Where Christian Meissner will cut jobs at Credit Suisse
The future is suddenly looking little less certain for people working in the investment bank at Credit Suisse. After being reassured that restructuring was a thing of the past and that the future was all about growth by then head of the investment bank, Brian Chin, at Credit Suisse's December 2020 investor day, cuts seem to be back on the table. Chin's gone along with the head of equities, and a new CEO in the form of Christian Meissner is taking the helm.
Citing various banking analysts, the Wall Street Journal suggests that Meissner - who becomes head of the investment bank in May 2021 - will need to save money. Following its $5bn loss unwinding Archegos Capital Management traders, the Swiss bank is already said to be weighing significant cuts to its prime brokerage unit in the near future. At the same time, reduced risk appetite is expected to reduce revenues across the bank, making additional cuts an inevitability.
New Credit Suisse chairman António Horta-Osório is starting in May too, and can be expected to work with Meissner on a plan to restructure the business. This gives Credit Suisse people a few weeks to polish their CVs.
Analysis by banking research firm Tricumen suggests there were two broad areas where profitability at Credit Suisse lagged other banks last year, and where jobs could be jettisoned. - The investment banking division (M&A and corporate finance) and fixed income sales and trading. Tricumen's analysis, which is based on its proprietary data, suggests that the profit margin in Credit Suisse's investment banking division was one of the lowest in the industry in 2020; and only SocGen had a more slender margin in fixed income sales and trading.
By comparison, Tricumen says the profit margin in Credit Suisse's equities sales and trading division was on a par with the likes of Goldman Sachs and JPMorgan for 2020 - although this presumably won't still be the case in 2021 when the $5bn loss is accounted for.
When it comes to the investment banking division, Meissner may be inclined to engage in some upgrading.

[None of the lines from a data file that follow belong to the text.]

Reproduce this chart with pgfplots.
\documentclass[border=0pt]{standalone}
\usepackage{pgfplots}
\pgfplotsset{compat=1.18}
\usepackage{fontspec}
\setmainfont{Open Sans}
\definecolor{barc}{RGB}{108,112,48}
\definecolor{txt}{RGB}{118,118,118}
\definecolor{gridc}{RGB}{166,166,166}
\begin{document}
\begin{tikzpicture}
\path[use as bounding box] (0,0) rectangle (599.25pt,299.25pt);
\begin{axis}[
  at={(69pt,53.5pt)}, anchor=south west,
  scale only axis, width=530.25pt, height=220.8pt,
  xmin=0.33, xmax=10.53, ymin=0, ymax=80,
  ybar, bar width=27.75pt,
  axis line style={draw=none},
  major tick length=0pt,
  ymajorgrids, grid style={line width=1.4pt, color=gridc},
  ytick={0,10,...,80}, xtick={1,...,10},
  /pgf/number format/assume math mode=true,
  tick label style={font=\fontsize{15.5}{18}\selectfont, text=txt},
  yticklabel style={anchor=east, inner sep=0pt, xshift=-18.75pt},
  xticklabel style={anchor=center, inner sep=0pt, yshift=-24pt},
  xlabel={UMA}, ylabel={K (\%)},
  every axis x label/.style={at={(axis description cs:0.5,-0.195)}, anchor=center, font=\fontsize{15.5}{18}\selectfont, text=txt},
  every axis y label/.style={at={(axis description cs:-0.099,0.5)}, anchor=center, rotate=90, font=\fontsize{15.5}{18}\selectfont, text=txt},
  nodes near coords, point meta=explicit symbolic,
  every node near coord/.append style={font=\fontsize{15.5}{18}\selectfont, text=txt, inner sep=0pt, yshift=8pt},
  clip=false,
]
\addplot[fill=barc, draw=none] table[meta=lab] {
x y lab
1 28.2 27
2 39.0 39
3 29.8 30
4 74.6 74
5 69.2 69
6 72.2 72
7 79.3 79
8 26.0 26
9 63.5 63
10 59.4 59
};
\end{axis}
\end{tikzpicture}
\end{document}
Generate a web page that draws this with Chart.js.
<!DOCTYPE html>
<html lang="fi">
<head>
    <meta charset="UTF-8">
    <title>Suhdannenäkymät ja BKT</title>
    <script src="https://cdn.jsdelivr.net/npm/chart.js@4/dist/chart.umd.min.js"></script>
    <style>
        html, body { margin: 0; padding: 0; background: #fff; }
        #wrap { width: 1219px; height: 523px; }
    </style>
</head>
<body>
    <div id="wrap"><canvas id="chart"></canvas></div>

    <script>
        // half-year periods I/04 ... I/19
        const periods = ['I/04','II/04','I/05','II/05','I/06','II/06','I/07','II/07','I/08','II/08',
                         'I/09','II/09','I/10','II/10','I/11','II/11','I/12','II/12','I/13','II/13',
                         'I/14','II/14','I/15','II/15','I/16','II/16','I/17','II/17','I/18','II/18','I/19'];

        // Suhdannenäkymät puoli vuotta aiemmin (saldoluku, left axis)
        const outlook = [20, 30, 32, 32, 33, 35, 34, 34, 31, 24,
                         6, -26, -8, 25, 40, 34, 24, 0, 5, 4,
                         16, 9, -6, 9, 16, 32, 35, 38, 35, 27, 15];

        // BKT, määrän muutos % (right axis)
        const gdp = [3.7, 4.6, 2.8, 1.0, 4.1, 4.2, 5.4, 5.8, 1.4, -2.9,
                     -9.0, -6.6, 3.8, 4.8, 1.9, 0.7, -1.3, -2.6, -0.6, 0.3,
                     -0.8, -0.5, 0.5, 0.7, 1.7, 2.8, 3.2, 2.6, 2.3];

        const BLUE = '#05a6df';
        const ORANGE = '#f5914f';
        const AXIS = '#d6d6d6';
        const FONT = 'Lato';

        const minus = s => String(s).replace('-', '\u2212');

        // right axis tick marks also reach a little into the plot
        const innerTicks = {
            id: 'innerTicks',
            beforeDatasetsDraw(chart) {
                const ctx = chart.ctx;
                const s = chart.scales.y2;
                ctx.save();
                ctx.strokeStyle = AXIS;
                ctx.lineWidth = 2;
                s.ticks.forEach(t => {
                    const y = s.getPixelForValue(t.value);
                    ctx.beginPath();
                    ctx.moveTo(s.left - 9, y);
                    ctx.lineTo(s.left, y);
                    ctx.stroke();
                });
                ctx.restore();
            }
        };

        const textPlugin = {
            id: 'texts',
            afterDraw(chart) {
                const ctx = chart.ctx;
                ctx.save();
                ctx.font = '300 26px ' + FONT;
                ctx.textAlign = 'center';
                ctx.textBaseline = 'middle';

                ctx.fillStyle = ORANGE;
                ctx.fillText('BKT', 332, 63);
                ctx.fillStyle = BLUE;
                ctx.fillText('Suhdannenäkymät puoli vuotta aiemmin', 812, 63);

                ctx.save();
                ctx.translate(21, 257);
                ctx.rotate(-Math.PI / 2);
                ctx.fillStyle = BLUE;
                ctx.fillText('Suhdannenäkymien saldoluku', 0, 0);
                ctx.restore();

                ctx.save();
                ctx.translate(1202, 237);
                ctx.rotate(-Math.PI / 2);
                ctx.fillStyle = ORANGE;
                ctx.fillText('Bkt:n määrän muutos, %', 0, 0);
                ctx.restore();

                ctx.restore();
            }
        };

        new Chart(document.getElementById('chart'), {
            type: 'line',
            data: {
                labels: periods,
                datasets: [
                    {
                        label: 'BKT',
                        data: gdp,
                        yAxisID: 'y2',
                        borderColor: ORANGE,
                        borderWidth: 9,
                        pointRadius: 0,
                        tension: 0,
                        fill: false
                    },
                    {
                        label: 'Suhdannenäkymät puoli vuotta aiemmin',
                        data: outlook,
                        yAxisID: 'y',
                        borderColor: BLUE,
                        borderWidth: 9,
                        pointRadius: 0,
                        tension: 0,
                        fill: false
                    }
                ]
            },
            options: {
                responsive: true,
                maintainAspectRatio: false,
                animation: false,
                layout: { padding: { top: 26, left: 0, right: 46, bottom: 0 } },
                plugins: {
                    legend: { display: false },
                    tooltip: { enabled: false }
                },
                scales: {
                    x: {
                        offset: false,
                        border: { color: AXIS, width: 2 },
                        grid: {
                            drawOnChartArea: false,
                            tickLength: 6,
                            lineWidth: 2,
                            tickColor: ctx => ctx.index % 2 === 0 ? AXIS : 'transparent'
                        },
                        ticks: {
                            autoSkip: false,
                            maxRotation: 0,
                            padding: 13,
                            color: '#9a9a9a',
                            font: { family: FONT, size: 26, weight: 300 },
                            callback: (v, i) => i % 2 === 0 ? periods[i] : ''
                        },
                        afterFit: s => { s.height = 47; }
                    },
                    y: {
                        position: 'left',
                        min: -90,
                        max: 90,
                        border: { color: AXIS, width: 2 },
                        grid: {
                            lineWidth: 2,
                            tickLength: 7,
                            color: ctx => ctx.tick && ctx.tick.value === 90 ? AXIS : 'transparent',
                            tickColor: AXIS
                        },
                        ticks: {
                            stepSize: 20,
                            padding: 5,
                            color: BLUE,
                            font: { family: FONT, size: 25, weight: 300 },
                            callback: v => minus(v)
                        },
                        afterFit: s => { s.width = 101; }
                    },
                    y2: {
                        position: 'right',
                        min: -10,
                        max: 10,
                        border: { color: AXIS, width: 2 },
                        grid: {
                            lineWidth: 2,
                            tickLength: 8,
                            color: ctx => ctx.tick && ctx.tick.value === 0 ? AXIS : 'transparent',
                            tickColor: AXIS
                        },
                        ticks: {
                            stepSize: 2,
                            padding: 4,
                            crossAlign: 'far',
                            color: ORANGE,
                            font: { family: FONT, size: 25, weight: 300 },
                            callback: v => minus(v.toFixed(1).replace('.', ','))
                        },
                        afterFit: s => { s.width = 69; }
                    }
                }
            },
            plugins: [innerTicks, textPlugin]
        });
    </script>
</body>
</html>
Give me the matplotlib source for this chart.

In 2017, Credit Suisse boasted that the average tenure of managing directors in its investment bank was 12.5 years, implying the potential for a clearing of the decks at the senior end. Meissner, whose CV includes time at Goldman, Lehman Brothers, Nomura, and Bank of America, knows plenty of senior bankers across the market who might be encouraged to join him in his new venture. Watch, therefore, for various big CS exits and a few big hires. Watch, too, for how well Meissner gets along with David Miller, the head of investment banking and capital markets at Credit Suisse, who's been at the bank forever. Miller is now bedded-in after being promoted to his role in 2019, and is likely to have his own opinions about how the business should evolve.
In fixed income sales and trading, Meissner inherits a business that was cut heavily by Chin and by former Credit Suisse CEO Tidjane Thiam, and which is looking a little lopsided as a result. Thiam hacked away at the bank's macro sales and trading capabilities, with the result that Credit Suisse's fixed income sales and trading business substantially underperformed during last year's macro trading boom. In December, Chin predicted that the bank would make amends for this in 2021 as its areas of strength like securitization and leveraged finance boomed. This may have been wishful thinking. Meissner may also want to trim some of Credit Suisse's senior securitization professionals and credit professionals, who have an average tenures of around nine years and 11 years respectively, and are mostly Chin's people.
The real question, though, is what happens in equities sales and trading. Credit Suisse's equities business as been through a succession of changes in recent years following the arrival of Mike Stewart from UBS in 2016 and Stewart's hiring spree across the equity derivatives business. New York-based Stewart left the bank in July 2019 and was replaced by America's head of equities trading Paul Galietto, who'd joined the bank in 2017 after working for UBS and Merrill Lynch. With Galietto gone, equities might seem ripe for restructuring - the bank could yet focus more heavily on the successful derivatives business and move away from cash equities and prime broking.
The quickest way for Meissner to cut costs will be to remove a swathe of long-serving Credit Suisse managing directors and to reply more heavily on junior MDs and director-level staff. Four years ago, a former MD told us the bank was overpaying for underperformance. "I came from one of the top U.S. banks and the MDs at Credit Suisse were being paid twice as much," he said. "People at the bank I was coming from were far bigger producers - Credit Suisse seemed happy to pay for mediocrity." Now could be the time to set things straight.